Details: Stock Gayland Oak Fair, 10am-5pm. Stock Gaylard is 12 miles from Shaftesbury.
GILLINGHAM WALKING FESTIVAL
It’s the fifth year of the festival, that has grown from small acorns and has ambitions to be an oak. Perhaps not as grand as The Wyndham Oak, pictured right, one of the UK’s most magnificent ancient trees which is named after Judge Sir Hugh Wyndam, who bought Silton Manor in 1641. You can visit the oak on a 6.5 mile round walk from Gillingham.
It is one of eight different walks listed on the Gillingham: Walkers are Welcome website, which include Kingscourt (3 miles), on the trail of King John’s lodge in his medieval hunting forest, and In The Footsteps of Constable, the painter who regularly visited Gillingham.
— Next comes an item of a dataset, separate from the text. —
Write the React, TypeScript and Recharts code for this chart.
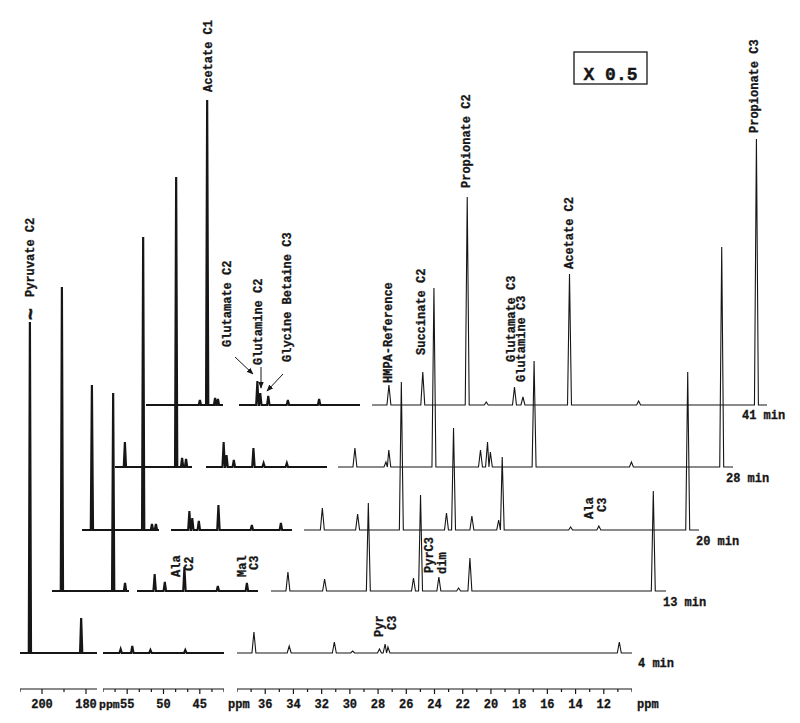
import React from 'react';
import { LineChart, Line, XAxis, YAxis } from 'recharts';

// --- Data ---

const traceTimes = ['4 min', '13 min', '20 min', '28 min', '41 min'];

// carbonyl window 210–175 ppm, peaks as [ppm, intensity], one list per time point
const carbonylPeaks: number[][][] = [
    [[205.5, 331], [182.2, 35]],
    [[205.5, 304], [182.2, 198], [176.8, 8]],
    [[205.5, 145], [182.2, 293], [178.2, 6], [176.4, 6]],
    [[205.5, 25], [182.2, 290], [179.5, 9], [177.7, 8]],
    [[185.5, 5], [182.2, 305], [178.6, 7], [177.3, 6]],
];

// alpha-carbon window 58–42 ppm
const alphaPeaks: number[][][] = [
    [[55.9, 4], [54.3, 7], [51.8, 3], [47.0, 3]],
    [[55.9, 17], [54.5, 9], [51.8, 24], [47.2, 5], [43.2, 8]],
    [[55.8, 19], [55.4, 12], [54.5, 9], [51.8, 25], [47.2, 5], [43.2, 7]],
    [[55.9, 25], [55.5, 12], [54.5, 7], [51.8, 19], [50.4, 4], [47.2, 4]],
    [[55.8, 24], [55.4, 12], [54.3, 9], [51.6, 5], [47.3, 6]],
];

// aliphatic window 38–10 ppm
const aliphaticPeaks: number[][][] = [
    [[36.8, 21], [34.3, 7], [31.1, 11], [29.8, 2], [27.9, 4], [27.5, 9], [27.3, 6], [10.9, 11]],
    [[36.8, 19], [34.2, 12], [31.1, 88], [27.9, 13], [27.4, 96], [26.1, 14], [24.7, 3], [23.9, 33], [10.9, 100]],
    [[36.7, 22], [34.2, 16], [31.1, 148], [27.9, 17], [27.4, 102], [26.1, 14], [24.2, 10], [23.95, 73], [19.1, 3], [17.1, 4], [10.8, 158]],
    [[36.8, 19], [34.6, 5], [34.4, 17], [31.2, 179], [27.9, 17], [27.4, 25], [27.2, 15], [24.1, 106], [17.2, 5], [10.8, 220]],
    [[36.8, 20], [34.4, 33], [31.25, 208], [29.9, 3], [27.9, 18], [27.3, 8], [24.0, 131], [19.1, 4], [10.75, 266]],
];

const carbonylTicks = [210, 200, 190, 180];
const carbonylTickLabels = [200, 180];
const alphaTicks = [58.33, 56.67, 55, 53.33, 51.67, 50, 48.33, 46.67, 45, 43.33, 41.67];
const alphaTickLabels = [55, 50, 45];
const aliphaticTicks = [38, 37, 36, 35, 34, 33, 32, 31, 30, 29, 28, 27, 26, 25, 24, 23, 22, 21, 20, 19, 18, 17, 16, 15, 14, 13, 12, 11, 10];
const aliphaticTickLabels = [36, 34, 32, 30, 28, 26, 24, 22, 20, 18, 16, 14, 12];

// --- Layout ---

const FONT = "'Liberation Mono', 'Courier New', monospace";
const INK = '#161616';
const BASELINES = [653, 591, 529.5, 467, 405];
const PLOT_H = 400;
const Y_MIN = -36; // the ppm axis sits 36px under the 4 min trace
const Y_MAX = PLOT_H + Y_MIN;
const AXIS_H = 30;

const segments = [
    { key: 'carbonyl', peaks: carbonylPeaks, domain: [175, 210], left: 20, width: 77, shift: [0, 32, 62, 95, 126], halfWidth: 0.5, stroke: 2.2, ticks: carbonylTicks, tickLabels: carbonylTickLabels },
    { key: 'alpha', peaks: alphaPeaks, domain: [41.67, 58.33], left: 102.5, width: 121, shift: [0, 34, 68, 103, 136], halfWidth: 0.17, stroke: 2.1, ticks: alphaTicks, tickLabels: alphaTickLabels },
    { key: 'aliphatic', peaks: aliphaticPeaks, domain: [10, 38], left: 237, width: 395, shift: [0, 34, 67, 101, 135], halfWidth: 0.14, stroke: 1.1, ticks: aliphaticTicks, tickLabels: aliphaticTickLabels },
];

// turn a peak list into a stick-like trace (baseline -> apex -> baseline)
const buildTrace = (peaks: number[][], domain: number[], w: number) => {
    const sorted = [...peaks].sort((a, b) => b[0] - a[0]);
    const pts: { ppm: number; v: number }[] = [{ ppm: domain[1], v: 0 }];
    sorted.forEach(([p, h], k) => {
        const prev = sorted[k - 1];
        const next = sorted[k + 1];
        const left = prev && prev[0] - p < 2 * w ? (prev[0] + p) / 2 : p + w;
        const right = next && p - next[0] < 2 * w ? (p + next[0]) / 2 : p - w;
        if (pts[pts.length - 1].ppm !== left) pts.push({ ppm: left, v: 0 });
        pts.push({ ppm: p, v: h });
        pts.push({ ppm: right, v: 0 });
    });
    pts.push({ ppm: domain[0], v: 0 });
    return pts;
};

const AxisTick = ({ x, y, payload, labels }: any) => {
    const major = labels.includes(payload.value);
    return (
        <g>
            <line x1={x} x2={x} y1={y} y2={y + (major ? 5 : 3)} stroke={INK} strokeWidth={1.2} />
            {major && (
                <text x={x} y={y + 19} textAnchor="middle" fontSize={12} fontWeight="bold" fontFamily={FONT} fill={INK} stroke={INK} strokeWidth={0.3}>
                    {payload.value}
                </text>
            )}
        </g>
    );
};

// vertical peak labels: x = glyph centre, y = where the text starts (bottom)
const peakNotes = [
    { text: 'Pyruvate C2', x: 31, y: 297 },
    { text: 'Acetate C1', x: 209, y: 92 },
    { text: 'Glutamate C2', x: 228, y: 347 },
    { text: 'Glutamine C2', x: 259, y: 365 },
    { text: 'Glycine Betaine C3', x: 288, y: 362 },
    { text: 'HMPA-Reference', x: 389, y: 383 },
    { text: 'Succinate C2', x: 422, y: 355 },
    { text: 'Propionate C2', x: 467, y: 188 },
    { text: 'Glutamate C3', x: 512, y: 362 },
    { text: 'Glutamine C3', x: 522, y: 382 },
    { text: 'Acetate C2', x: 570, y: 269 },
    { text: 'Propionate C3', x: 755, y: 133 },
    { text: 'Ala', x: 177, y: 577 },
    { text: 'C2', x: 190, y: 571 },
    { text: 'Mal', x: 243, y: 577 },
    { text: 'C3', x: 255, y: 570 },
    { text: 'Pyr', x: 380, y: 637 },
    { text: 'C3', x: 393, y: 630 },
    { text: 'PyrC3', x: 430, y: 573 },
    { text: 'dim', x: 443, y: 574 },
    { text: 'Ala', x: 590, y: 519 },
    { text: 'C3', x: 603, y: 512 },
];

const timeNotes = [
    { x: 638, y: 667 },
    { x: 663, y: 606 },
    { x: 696, y: 545 },
    { x: 726, y: 482 },
    { x: 742, y: 419 },
];

const arrows = [
    { x1: 235, y1: 357, x2: 253, y2: 374 },
    { x1: 261, y1: 367, x2: 261, y2: 388 },
    { x1: 283, y1: 374, x2: 267, y2: 391 },
];

const SpectrumPanel = ({ seg, i }: { seg: typeof segments[number]; i: number }) => {
    const data = buildTrace(seg.peaks[i], seg.domain, seg.halfWidth);
    const withAxis = i === 0;
    return (
        <div style={{ position: 'absolute', left: seg.left + seg.shift[i], top: BASELINES[i] - Y_MAX }}>
            <LineChart width={seg.width} height={PLOT_H + (withAxis ? AXIS_H : 0)} data={data} margin={{ top: 0, right: 0, bottom: 0, left: 0 }}>
                <XAxis
                    type="number"
                    dataKey="ppm"
                    domain={seg.domain}
                    reversed
                    hide={!withAxis}
                    height={AXIS_H}
                    ticks={seg.ticks}
                    interval={0}
                    tickSize={0}
                    tickMargin={0}
                    tickLine={false}
                    axisLine={{ stroke: INK, strokeWidth: 1.2 }}
                    tick={(props: any) => <AxisTick {...props} labels={seg.tickLabels} />}
                />
                <YAxis type="number" hide domain={[Y_MIN, Y_MAX]} />
                <Line
                    type="linear"
                    dataKey="v"
                    stroke={INK}
                    strokeWidth={seg.stroke}
                    dot={false}
                    isAnimationActive={false}
                />
            </LineChart>
        </div>
    );
};

export default function App() {
    return (
        <div style={{ position: 'absolute', left: 0, top: 0, width: 800, height: 723, background: '#fff', overflow: 'hidden', fontFamily: FONT }}>
            {[4, 3, 2, 1, 0].map(i =>
                segments.map(seg => <SpectrumPanel key={`${seg.key}-${i}`} seg={seg} i={i} />)
            )}
            <svg width={800} height={723} style={{ position: 'absolute', left: 0, top: 0, pointerEvents: 'none' }}>
                <defs>
                    <marker id="arrowHead" viewBox="0 0 10 10" refX="9" refY="5" markerWidth="7" markerHeight="7" orient="auto">
                        <path d="M0,1 L10,5 L0,9 z" fill={INK} />
                    </marker>
                </defs>
                <g fontFamily={FONT} fontWeight="bold" fontSize={12} fill={INK} stroke={INK} strokeWidth={0.3}>
                    {peakNotes.map((n, k) => (
                        <text key={k} x={n.x} y={n.y} transform={`rotate(-90 ${n.x} ${n.y})`} dominantBaseline="central">
                            {n.text}
                        </text>
                    ))}
                    {timeNotes.map((n, k) => (
                        <text key={`t${k}`} x={n.x} y={n.y}>{traceTimes[k]}</text>
                    ))}
                    <text x={99} y={708} fontSize={11.5}>ppm</text>
                    <text x={228} y={708}>ppm</text>
                    <text x={637} y={708}>ppm</text>
                </g>
                <text x={31} y={314} transform="rotate(-90 31 314)" dominantBaseline="central" textAnchor="middle" fontFamily={FONT} fontWeight="bold" fontSize={20} fill={INK} stroke={INK} strokeWidth={0.6}>~</text>
                {arrows.map((a, k) => (
                    <line key={`a${k}`} x1={a.x1} y1={a.y1} x2={a.x2} y2={a.y2} stroke={INK} strokeWidth={1} markerEnd="url(#arrowHead)" />
                ))}
                <rect x={574} y={52} width={73} height={32} fill="none" stroke={INK} strokeWidth={1.3} />
                <text x={610.5} y={80} textAnchor="middle" fontFamily={FONT} fontWeight="bold" fontSize={18} fill={INK} stroke={INK} strokeWidth={0.4}>X 0.5</text>
            </svg>
        </div>
    );
}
There are no details yet of this year’s walking programme, although last year’s focussed on King John’s Forest, and the emerging 50-mile White Hart Link, which it is hoped will link the North Dorset towns in three years time. The Link will Undoubtedly form a part of this year’s walking festival. The 2017 festival also included circular walks from Mere and Motcombe, a history walk to Milton-on-Stour and train walks from Templecombe and Tisbury back to Gillingham station. Keep your eyes peeled for news.
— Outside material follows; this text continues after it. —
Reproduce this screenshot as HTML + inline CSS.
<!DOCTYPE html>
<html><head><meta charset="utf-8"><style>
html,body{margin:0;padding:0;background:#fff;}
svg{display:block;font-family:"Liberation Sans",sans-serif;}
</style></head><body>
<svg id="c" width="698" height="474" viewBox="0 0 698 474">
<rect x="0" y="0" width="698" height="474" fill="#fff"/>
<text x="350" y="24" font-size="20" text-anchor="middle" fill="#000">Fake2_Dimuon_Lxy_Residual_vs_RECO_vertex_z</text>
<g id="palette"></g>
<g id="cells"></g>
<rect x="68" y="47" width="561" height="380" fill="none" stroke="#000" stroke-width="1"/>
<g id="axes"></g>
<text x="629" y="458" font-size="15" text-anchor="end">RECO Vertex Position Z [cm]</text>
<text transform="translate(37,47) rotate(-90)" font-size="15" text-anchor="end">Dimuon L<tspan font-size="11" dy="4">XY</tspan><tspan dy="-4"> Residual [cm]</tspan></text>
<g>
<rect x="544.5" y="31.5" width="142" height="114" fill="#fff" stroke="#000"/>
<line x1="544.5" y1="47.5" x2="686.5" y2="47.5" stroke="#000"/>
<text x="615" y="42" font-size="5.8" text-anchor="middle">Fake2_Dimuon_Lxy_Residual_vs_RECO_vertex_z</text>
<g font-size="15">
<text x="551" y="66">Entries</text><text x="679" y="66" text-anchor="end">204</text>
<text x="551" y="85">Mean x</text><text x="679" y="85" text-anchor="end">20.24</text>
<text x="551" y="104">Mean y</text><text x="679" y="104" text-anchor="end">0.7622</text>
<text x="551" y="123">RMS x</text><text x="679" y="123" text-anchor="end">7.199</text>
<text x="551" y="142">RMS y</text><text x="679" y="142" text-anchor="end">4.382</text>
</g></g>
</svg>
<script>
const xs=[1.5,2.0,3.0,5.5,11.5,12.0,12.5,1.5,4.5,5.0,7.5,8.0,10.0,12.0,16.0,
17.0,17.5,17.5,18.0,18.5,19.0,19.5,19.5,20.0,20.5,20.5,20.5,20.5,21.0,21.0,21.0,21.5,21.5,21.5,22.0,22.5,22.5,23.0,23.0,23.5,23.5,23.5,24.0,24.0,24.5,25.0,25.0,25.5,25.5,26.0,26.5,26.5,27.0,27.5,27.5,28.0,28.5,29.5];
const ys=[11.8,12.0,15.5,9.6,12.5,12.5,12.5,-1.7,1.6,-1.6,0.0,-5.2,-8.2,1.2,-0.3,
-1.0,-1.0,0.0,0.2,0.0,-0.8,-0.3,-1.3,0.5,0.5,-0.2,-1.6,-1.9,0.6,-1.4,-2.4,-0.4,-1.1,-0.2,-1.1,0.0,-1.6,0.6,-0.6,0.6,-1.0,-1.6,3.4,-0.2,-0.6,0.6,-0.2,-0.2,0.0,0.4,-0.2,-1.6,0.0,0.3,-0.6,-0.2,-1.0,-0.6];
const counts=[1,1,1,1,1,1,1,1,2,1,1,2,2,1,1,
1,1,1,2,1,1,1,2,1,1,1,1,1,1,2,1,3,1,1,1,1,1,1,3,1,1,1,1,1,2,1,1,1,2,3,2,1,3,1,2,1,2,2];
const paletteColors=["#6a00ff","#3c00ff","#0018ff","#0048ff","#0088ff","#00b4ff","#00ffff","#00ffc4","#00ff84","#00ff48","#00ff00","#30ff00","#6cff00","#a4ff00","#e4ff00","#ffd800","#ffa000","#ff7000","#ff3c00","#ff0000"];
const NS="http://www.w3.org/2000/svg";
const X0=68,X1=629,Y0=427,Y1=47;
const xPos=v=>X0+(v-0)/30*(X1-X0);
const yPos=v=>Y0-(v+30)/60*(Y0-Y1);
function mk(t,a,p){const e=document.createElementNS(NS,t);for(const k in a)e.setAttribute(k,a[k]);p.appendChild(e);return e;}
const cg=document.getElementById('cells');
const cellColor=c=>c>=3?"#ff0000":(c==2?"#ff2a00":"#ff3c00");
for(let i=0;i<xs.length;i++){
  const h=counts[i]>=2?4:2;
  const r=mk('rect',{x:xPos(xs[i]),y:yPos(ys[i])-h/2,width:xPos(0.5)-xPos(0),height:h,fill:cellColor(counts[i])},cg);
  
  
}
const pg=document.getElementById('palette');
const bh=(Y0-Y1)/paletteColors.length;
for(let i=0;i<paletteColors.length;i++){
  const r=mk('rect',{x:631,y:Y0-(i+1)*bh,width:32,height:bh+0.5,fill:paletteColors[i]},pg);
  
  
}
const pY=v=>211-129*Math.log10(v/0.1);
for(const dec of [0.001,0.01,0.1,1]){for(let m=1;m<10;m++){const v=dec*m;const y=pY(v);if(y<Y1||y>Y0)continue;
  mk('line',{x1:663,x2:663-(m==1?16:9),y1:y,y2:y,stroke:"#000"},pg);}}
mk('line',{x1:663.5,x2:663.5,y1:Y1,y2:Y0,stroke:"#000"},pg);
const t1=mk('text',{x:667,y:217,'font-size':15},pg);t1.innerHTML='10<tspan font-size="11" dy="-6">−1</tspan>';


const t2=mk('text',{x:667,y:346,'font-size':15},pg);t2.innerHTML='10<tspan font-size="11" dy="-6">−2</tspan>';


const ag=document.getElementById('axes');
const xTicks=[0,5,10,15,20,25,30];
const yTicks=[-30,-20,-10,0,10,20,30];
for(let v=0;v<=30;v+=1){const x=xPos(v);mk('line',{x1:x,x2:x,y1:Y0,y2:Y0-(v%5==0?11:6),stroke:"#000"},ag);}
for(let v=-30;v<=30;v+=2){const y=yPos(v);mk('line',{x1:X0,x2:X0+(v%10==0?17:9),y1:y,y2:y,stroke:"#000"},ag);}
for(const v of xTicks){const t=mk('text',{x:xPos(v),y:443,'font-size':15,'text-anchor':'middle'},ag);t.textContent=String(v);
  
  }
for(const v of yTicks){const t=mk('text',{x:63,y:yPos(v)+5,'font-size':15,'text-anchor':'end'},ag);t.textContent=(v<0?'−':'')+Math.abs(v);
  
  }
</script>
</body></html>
Details: Gillingham Walking Festival
STURMINSTER NEWTON CHEESE FESTIVAL
Thomas Hardy referred to the Blackmore Vale as ‘The Vale of the Dairies,’ and its heart is Sturminster Newton where, just two decades ago, 80,000 litres of milk a day was used in cheese production.
Then the cattle market closed after 700 years, quickly followed by the creamery in 2000. Still, the town’s dairy heritage continues with the cheese fair, run by volunteers, and voted best food event at the Dorset Food, Drink and Farming awards in 2016. The fact that the festival’s website is cheesefestival.co.uk shows this festival is important.
There is, as you’d expect, a mountain of cheese and food on show (80+ producers booked so far), with fountains of beer and cider, food demonstrations, music and crafts. More than 10,000 people packed into the tents last year – expect the same in 2018.
Details: Sturminster Newton Cheese Festival, 10am-5pm. It’s 10 miles from Shaftesbury
THE HEAVY HORSE SHOW
No, not big ponies. These are the great working horses, breeds like Shires and Clydesdales, that once dominated the Dorset landscape when harnessed for ploughing or haulage. The event is at Gillingham and Shaftesbury Showground, the same venue as the August 15 show.
It’s one of the largest events of its type in the south-west, and hosts the culmination of regional in-hand and harness competitions. There is also a fayre, fun dog show, wagon rides and crafts. The kids will love them.